In many ways, her capacity, calm and creativity improved now that we were not rushing out each morning, spending evenings on homework, and then rushing her back to bed. Her complex personality began to flourish because she needed to achieve less, and life became a little less demanding for her even as overlapping responsibilities increased for me. She experimented more with everything, even empty boxes, because she had time. I loved the break from the academic rat-race.

Meanwhile, there is no substitute for seeing each other throughout the day, having a chance to hug up, eat lunch together, and for much more conversation. It’s taken me time to appreciate that as a gift. I’ve had to grow from an old pattern of treating my family as an obstacle to my work deliverables to remembering that they are and should feel like a priority. I’ve recognized that maybe, the whole time, I was out of sync with the emotional beings now in front of me.

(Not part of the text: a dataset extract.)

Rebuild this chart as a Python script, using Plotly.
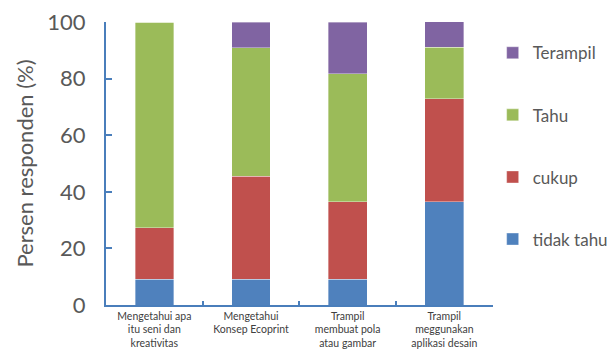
import plotly.graph_objects as go

categories = [
    "Mengetahui apa<br>itu seni dan<br>kreativitas",
    "Mengetahui<br>Konsep Ecoprint",
    "Trampil<br>membuat pola<br>atau gambar",
    "Trampil<br>meggunakan<br>aplikasi desain",
]
series_names = ["tidak tahu", "cukup", "Tahu", "Terampil"]
tidak_tahu = [9.1, 9.1, 9.1, 36.4]
cukup = [18.2, 36.4, 27.3, 36.4]
tahu = [72.7, 45.4, 45.4, 18.2]
terampil = [0.0, 9.1, 18.2, 9.1]
y_ticks = [0, 20, 40, 60, 80, 100]

colors = ["#4F81BD", "#C0504D", "#9BBB59", "#8064A2"]
values = [tidak_tahu, cukup, tahu, terampil]

AXIS = "#4A7EBB"
FONT = "Lato, 'Open Sans', sans-serif"

fig = go.Figure()
for i, (name, vals, col) in enumerate(zip(series_names, values, colors)):
    fig.add_trace(go.Bar(
        x=categories, y=vals, name=name, legendgroup=name,
        legendrank=len(series_names) - i,
        marker=dict(color=col, line=dict(width=0.6, color="rgba(255,255,255,0.6)")),
    ))

fig.update_layout(
    barmode="stack",
    bargap=0.6,
    width=612, height=363,
    margin=dict(l=106, r=118, t=22, b=58),
    paper_bgcolor="white", plot_bgcolor="white",
    font=dict(family=FONT, color="#595959"),
    showlegend=True,
    legend=dict(
        traceorder="grouped",
        tracegroupgap=37,
        xref="container", yref="container",
        x=0.805, xanchor="left",
        y=0.903, yanchor="top",
        maxheight=340,
        font=dict(size=17, color="#595959"),
        bgcolor="rgba(0,0,0,0)",
    ),
)
fig.update_xaxes(
    automargin=False,
    showline=True, linecolor=AXIS, linewidth=2,
    ticks="inside", tickson="boundaries", ticklen=4, tickcolor=AXIS, tickwidth=2,
    tickfont=dict(size=10.5, color="#404040"),
    showgrid=False, zeroline=False,
)
fig.update_yaxes(
    automargin=False,
    range=[0, 100], tickvals=y_ticks,
    showline=True, linecolor=AXIS, linewidth=2,
    ticks="inside", ticklen=6, tickcolor=AXIS, tickwidth=2,
    tickfont=dict(size=22, color="#595959"),
    ticklabelstandoff=14,
    showgrid=False, zeroline=False,
    title=dict(text="Persen responden (%)", font=dict(size=22, color="#595959"), standoff=8),
)

fig.write_html("out.html")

The newspapers are full of economic analysis, but I retreat to reading how other parents are managing, laughing with their stories, learning from their strategies, finding community with those who are happier to give children space for self-directed learning, life-skills or just to be, as well as feeling compassion for others overwhelmed by children home with little to do and fearful of their future failure. Such stories provide a qualitative picture, and point to realities and priorities, in a way that statistics can’t.

If the PM and his ballsy recovery team thought of workers, not just as having families to feed, but as parents with nowhere else to leave their children, how would they incorporate recognition of childcare? What multi-tasking stories would they hear?

Tens of thousands of children are usually in school at this time, often attend camps during school holidays while their parents continue to work, or in a usual year are at greater risk of sexual abuse and neglect because safe and affordable care options are unavailable. A child-centered approach would highlight the responsibility of care during economic recovery, draw on how children are coping and growing, and consider what they need.  

Zi and I are both learning, earning small victories. I keep thinking that, by September, we will finally have worked out a routine, just when she has to go back to school, and I’ll deeply miss this time with all its messy mix-ups, sacrifices, tinkering and fears, and combinations of string, glue, paper, and crumbs everywhere.